Chloe wants to buy eight new books for her library. There is a choice of 20 fiction books and 30 nonfiction books. She’s going to randomly choose the eight books, and she wants at least six of them to be nonfiction. She’ll place the books in the specific order in which they were selected on a shelf in the library. Which of the following calculations would lead to the total number of possible orderings of the eight new books? Is it (A) 30𝑃 six times 20𝑃 two plus 30𝑃 seven times 20𝑃 one plus 30𝑃 eight? Is it (B) 30𝐶 six times 20𝐶 two plus 30𝐶 seven times 20𝐶 one? Option (C) 30𝐶 six times 20𝐶 two plus 30𝐶 seven times 20𝐶 one plus 30𝐶 eight. (D) 30𝑃 two plus 20𝑃 six plus 30𝑃 one plus 20𝑃 seven plus 30𝑃 eight. Or (E) 30𝑃 six times 20𝑃 two times 30𝑃 seven times 20𝑃 one times 30𝑃 eight.

In this question, we’re going to choose eight books from a total of 20 fiction and 30 nonfiction. We’re told a limitation on the number of books which are nonfiction but also that the books are going to be placed in order. This is a helpful hint of what we might need to do next.

In order to choose objects from a collection, we need to think about combinations and permutations. In particular, if we want to choose 𝑟 items from a total of 𝑛 and order does not matter, that’s a combination. In fact, the calculation we perform is 𝑛𝐶𝑟, sometimes pronounced 𝑛 choose 𝑟, which can be typed into a calculator or calculated using the formula 𝑛 factorial over 𝑟 factorial times 𝑛 minus 𝑟 factorial. If, however, we want to choose 𝑟 items from a total of 𝑛 and order does matter, that’s a permutation. The calculation we use this time is 𝑛𝑃𝑟, and its formula is just 𝑛 factorial divided by 𝑛 minus 𝑟 factorial.

So, in this question we know the books are going to be in order, that means we need to use permutations. So, let’s begin with looking at the ways we could choose the books. Since we want at least six out of the total of eight to be nonfiction books, that means we could either have six nonfiction books and two fiction, seven nonfiction books and one fiction, or eight nonfiction books only.

Starting with the first option, we know that we need to choose six nonfiction books out of a total of 30. According to our permutation formula, the number of ways of achieving this when order matters is 30𝑃 six. But we also next need to choose the remaining two fiction books from the group of 20 we have. That must be 20𝑃 two.

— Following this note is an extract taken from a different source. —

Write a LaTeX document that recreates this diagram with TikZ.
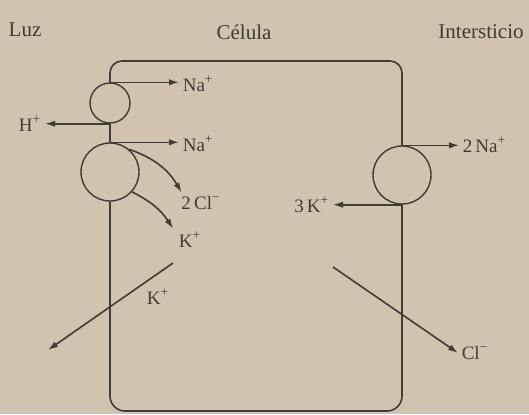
\documentclass[tikz,border=0pt]{standalone}
\usepackage{fontspec}
\setmainfont{Liberation Serif}
\usetikzlibrary{arrows.meta}

\definecolor{paper}{RGB}{208,196,177}
\definecolor{ink}{RGB}{66,58,52}

\begin{document}
\begin{tikzpicture}[x=0.5pt, y=-0.5pt, line width=0.8pt, draw=ink, text=ink,
  pump/.style={circle, draw=ink, line width=0.7pt, inner sep=0pt},
  ion/.style={font=\fontsize{9.5}{11}\selectfont, inner sep=1.5pt},
  title/.style={font=\fontsize{10.5}{12}\selectfont},
  flux/.style={-{Latex[length=5pt,width=3.2pt]}, draw=ink}]
  \fill[paper] (0,0) rectangle (529,414);
  \useasboundingbox (0,0) rectangle (529,414);

  % titles
  \node[title] (luz) at (25,30) {Luz};
  \node[title] (celula) at (244,32) {Célula};
  \node[title] (inter) at (481,32) {Intersticio};

  % pumps and carriers
  \node[pump, minimum size=20pt] (pumpNaH) at (110,103) {};
  \node[pump, minimum size=29pt] (cotrans) at (110,172) {};
  \node[pump, minimum size=29pt] (pumpNaK) at (402,175) {};

  % cell outline
  \coordinate (tr) at (402,61);
  \coordinate (br) at (402,411);
  \draw[rounded corners=6pt] (pumpNaH.north) |- (tr) -- (pumpNaK.north);
  \draw[rounded corners=7.5pt] (cotrans.south) |- (br) -- (pumpNaK.south);
  \draw (pumpNaH.south) -- (cotrans.north);

  % luminal side
  \node[ion, anchor=west] (naTop) at (179,84) {Na\textsuperscript{+}};
  \node[ion, anchor=east] (hOut) at (45,124) {H\textsuperscript{+}};
  \node[ion, anchor=west] (naCo) at (179,144) {Na\textsuperscript{+}};
  \node[ion] (clCo) at (201,203) {2\,Cl\textsuperscript{−}};
  \node[ion] (kCo) at (190,240) {K\textsuperscript{+}};
  \draw[flux] (pumpNaH.north) -- (pumpNaH.north -| naTop.west);
  \draw[flux] (pumpNaH.south) -- (pumpNaH.south -| hOut.east);
  \draw[flux] (cotrans.north) -- (cotrans.north -| naCo.west);
  \draw[flux] (cotrans.50) to[bend left=20] ([xshift=2pt]clCo.north west);
  \draw[flux] (cotrans.-42) to[bend left=15] ([xshift=-1pt]kCo.north west);

  % interstitial side
  \node[ion, anchor=west] (naOut) at (459,145) {2\,Na\textsuperscript{+}};
  \node[ion, anchor=east] (kIn) at (333,205) {3\,K\textsuperscript{+}};
  \draw[flux] (pumpNaK.north) -- (pumpNaK.north -| naOut.west);
  \draw[flux] (pumpNaK.south) -- (pumpNaK.south -| kIn.east);

  % leak channels
  \coordinate (kStart) at (173,263);
  \coordinate (kEnd) at (48,350);
  \node[ion] (kLeak) at (158,297) {K\textsuperscript{+}};
  \draw[flux] (kStart) -- (kEnd);
  \coordinate (clStart) at (333,267);
  \node[ion, anchor=west] (clOut) at (458,353) {Cl\textsuperscript{−}};
  \draw[flux] (clStart) -- (clOut.west);
\end{tikzpicture}
\end{document}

So then, how do we combine these two results? Remember, the product rule for counting, or the basic counting principle, tells us that if there are 𝑎 ways of doing something and 𝑏 ways of doing another thing, then there are 𝑎 times 𝑏 ways of performing both actions. This means there must be 30𝑃 six times 20𝑃 two ways of choosing six nonfiction and two fiction books.

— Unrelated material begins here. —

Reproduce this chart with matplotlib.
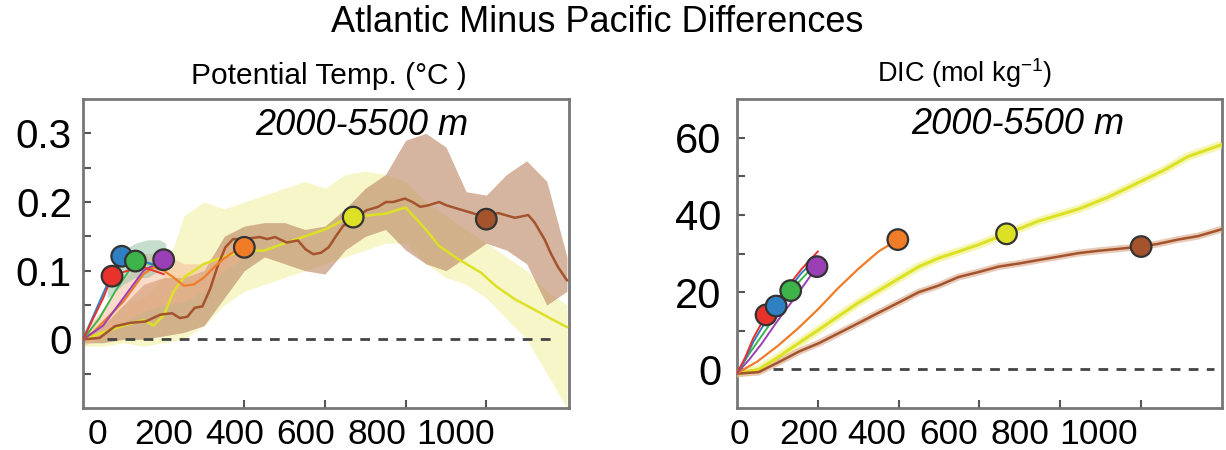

Okay, so what about the next option? That’s choosing seven nonfiction and one fiction book, so that must be 30𝑃 seven and 20𝑃 one, respectively. Once again, we multiply these to find the total number of ways of choosing seven nonfiction and one fiction.

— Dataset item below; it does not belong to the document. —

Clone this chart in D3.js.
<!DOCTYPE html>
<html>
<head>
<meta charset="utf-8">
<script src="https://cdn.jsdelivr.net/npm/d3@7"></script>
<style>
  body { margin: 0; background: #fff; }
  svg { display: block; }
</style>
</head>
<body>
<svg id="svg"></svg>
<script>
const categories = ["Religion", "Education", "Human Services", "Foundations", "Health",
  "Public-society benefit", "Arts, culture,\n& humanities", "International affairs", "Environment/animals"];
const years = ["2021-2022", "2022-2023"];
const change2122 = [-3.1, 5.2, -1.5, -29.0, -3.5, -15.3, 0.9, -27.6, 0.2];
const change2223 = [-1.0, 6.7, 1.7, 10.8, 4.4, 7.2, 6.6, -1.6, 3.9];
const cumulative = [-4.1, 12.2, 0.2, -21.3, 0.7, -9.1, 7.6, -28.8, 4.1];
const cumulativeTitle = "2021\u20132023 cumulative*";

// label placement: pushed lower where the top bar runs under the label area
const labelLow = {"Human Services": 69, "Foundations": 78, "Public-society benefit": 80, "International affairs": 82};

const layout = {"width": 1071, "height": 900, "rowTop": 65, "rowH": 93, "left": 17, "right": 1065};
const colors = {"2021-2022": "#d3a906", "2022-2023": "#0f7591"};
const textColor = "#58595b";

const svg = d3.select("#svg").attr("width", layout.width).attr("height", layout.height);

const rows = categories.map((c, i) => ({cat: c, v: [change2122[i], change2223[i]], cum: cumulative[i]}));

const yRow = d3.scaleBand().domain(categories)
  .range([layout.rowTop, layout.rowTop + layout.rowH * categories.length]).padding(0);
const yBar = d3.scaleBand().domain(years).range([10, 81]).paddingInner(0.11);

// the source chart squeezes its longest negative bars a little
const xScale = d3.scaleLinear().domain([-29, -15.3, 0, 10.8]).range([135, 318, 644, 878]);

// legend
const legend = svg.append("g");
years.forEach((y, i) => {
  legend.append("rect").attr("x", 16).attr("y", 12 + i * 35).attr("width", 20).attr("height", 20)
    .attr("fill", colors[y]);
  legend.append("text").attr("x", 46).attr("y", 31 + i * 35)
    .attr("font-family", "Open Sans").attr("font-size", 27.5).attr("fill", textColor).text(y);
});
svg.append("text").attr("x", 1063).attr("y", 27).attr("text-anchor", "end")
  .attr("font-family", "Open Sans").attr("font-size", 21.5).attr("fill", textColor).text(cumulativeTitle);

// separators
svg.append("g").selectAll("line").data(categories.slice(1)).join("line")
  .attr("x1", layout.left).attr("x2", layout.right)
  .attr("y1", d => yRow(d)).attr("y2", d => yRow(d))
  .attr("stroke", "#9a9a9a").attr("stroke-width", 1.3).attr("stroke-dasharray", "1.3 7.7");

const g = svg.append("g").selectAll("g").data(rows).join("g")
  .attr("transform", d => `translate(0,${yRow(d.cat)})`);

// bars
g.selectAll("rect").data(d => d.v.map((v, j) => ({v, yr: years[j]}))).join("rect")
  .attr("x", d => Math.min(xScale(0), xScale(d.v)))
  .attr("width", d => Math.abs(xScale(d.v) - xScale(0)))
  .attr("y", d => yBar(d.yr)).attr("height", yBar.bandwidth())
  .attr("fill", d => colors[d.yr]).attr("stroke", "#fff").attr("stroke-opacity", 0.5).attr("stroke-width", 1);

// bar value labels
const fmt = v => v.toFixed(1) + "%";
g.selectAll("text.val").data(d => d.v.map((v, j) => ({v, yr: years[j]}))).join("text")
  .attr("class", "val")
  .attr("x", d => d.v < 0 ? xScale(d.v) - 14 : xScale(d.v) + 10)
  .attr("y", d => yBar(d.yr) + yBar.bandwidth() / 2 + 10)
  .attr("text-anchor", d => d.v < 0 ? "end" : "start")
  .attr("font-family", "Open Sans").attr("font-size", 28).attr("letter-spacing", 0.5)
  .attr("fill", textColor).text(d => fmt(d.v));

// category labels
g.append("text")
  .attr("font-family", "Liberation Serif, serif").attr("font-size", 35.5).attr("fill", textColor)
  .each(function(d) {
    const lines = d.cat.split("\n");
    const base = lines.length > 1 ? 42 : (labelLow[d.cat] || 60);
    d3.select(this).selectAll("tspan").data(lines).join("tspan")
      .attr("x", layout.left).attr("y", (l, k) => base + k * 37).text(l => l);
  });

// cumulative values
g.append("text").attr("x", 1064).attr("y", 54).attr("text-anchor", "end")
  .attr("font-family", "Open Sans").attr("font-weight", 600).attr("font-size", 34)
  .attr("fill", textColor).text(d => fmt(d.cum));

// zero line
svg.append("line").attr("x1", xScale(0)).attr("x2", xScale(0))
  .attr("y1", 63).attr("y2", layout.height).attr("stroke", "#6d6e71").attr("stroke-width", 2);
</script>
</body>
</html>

Finally, let’s consider the third choice. That’s simply the number of ways of choosing eight nonfiction from a total of 30, so that’s 30𝑃 eight.

So, we now have the various bits, but how do we then combine these? The rule of sum is another counting principle. This tells us that if we have 𝑎 ways of doing something and 𝑏 ways of doing another thing and we cannot do both at the same time, then there are 𝑎 plus 𝑏 ways to choose one of the actions. Hence, we can find the number of ways of choosing six nonfiction books and two fiction or seven nonfiction books and one fiction or eight nonfiction books by adding all of our results. That corresponds to option (A), 30𝑃 six times 20𝑃 two plus 30𝑃 seven times 20𝑃 one plus 30𝑃 eight.